All updates in question, including the remove_column
itself, are automatically wrapped in a transaction that runs across the low-card model and any referring models. However, most databases don't support transactional DDL; as a result, running code will 'see' an inconsistent state, where the column has been removed but rows haven't been updated, and this can be dangerous.
Fixing this is relatively straightforward:
- First, modify your low-card model to exclude the column you're going to remove:
is_low_card_table :exclude_column_names => [ :foo ]

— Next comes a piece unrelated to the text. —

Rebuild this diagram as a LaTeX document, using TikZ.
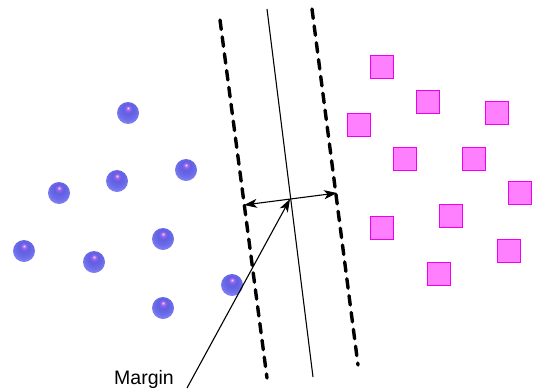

. - Run an empty migration over that model —
change_low_card_table :user_statuses { }
. This will cause the migration code to remove the unique index and then re-create it without the column in question. - Deploy this code with the excluded column to production. Your entire system will now completely ignore the missing column.
- Use
remove_column
to remove the column.
There are different schemes for updating referring models. By default, the code will update the referring models in chunks of 10,000 rows at a time, but wrapped in a transaction so that it appears to all happen at once to running code. However, this might not be what you want. So, on a referring model:
class User < ActiveRecord::Base
has_low_card_table :status
low_card_value_collapsing_update_scheme lambda { |map| ... }
end
Now, instead of any automatic updating, the lambda
specified will get called with a Hash
mapping model objects that are remaining in the table to the corresponding model objects that have been deleted; you can use this to update rows however you want.
class User < ActiveRecord::Base
has_low_card_table :status
low_card_value_collapsing_update_scheme :none
end
You're on your own — no automatic updating will happen at all.
class User < ActiveRecord::Base
has_low_card_table :status
low_card_value_collapsing_update_scheme 500
end
low_card_tables
will update this table in chunks of 500 rows, instead of 10,000.